The only constraint in the parser is that the YAML file is read twice for simplicity and to avoid containers. The container is a Fortran vector! The first read determines the number indentation of blanks policy and the length of the collection vector, list(:) pairs object (CLASS yaml_pair). The first reading is quick. Overall, the parser is very fast and works in parallel. All PETs are involved in their dictionary copy to avoid overhead in collective MPI calls.
Capabilities
Currently, it supports the following options:
- Single or multiple line comments start with a hash #. Also, comment after a key/value pair is allowed. All comments are skipped during processing.
- It has an unlimited nested structure (lists, mappings, hierarchies). Indentation of whitespace is used to denote structure.

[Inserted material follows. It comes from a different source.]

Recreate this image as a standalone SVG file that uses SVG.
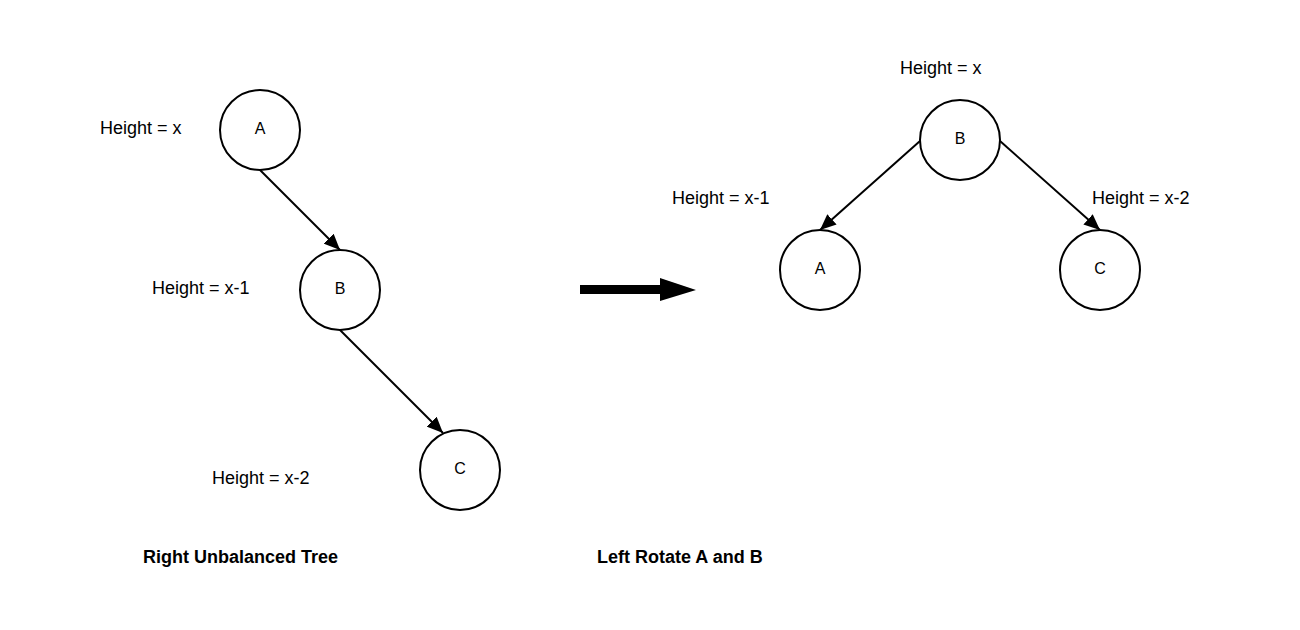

- It has an unrestricted schema indentation. However, some schema validators recommend or impose two whitespace indentations.
- A colon follows a key to denote a mapping value like:ocean_model: ROMS
- It supports Anchors and Aliases.ATM_component: &ATM WRF
 metadata:
 - standard_name: surface_eastward_wind
 long_name: surface eastward wind
 short_name: Uwind
 data_variables: [uwind, time]
 source_units: m s-1
 destination_units: m s-1
 source_grid: cell_center
 destination_grid: cell_center
 add_offset: 0.0d0
 scale: 1.0d0
 debug_write: false
 connected_to: *ATM # u10
 regrid_method: bilinear
 extrapolate_method: none
- It supports blocking lists: members are denoted by a leading hyphen-and-space, which is considered part of the indentation.
- It supports a flow sequence: a vector list with values enclosed in square brackets and separated by a comma-and-space, like a keyword: [val1, ..., valN].
- The keyword value(s) is (are) processed and stored as strings but converted to a logical, integer, floating-point, or derived-type when appropriate during extraction. If particular derived-type values are needed, the caller can process such a structure outside the parser.
- It removes unwanted control characters like tabs and separators (ASCII character code 0-31).
- It is restricted to the English uppercase and lowercase alphabet but can be expanded to other characters (see yaml_ValueType routine).
- Multiple or continuation lines are supported. So, for example, we can have:state variables: [sea_surface_height_anomaly,
 barotropic_sea_water_x_velocity,
 barotropic_sea_water_y_velocity,
 sea_water_x_velocity,
 sea_water_y_velocity,
 sea_water_potential_temperature,
 sea_water_practical_salinity]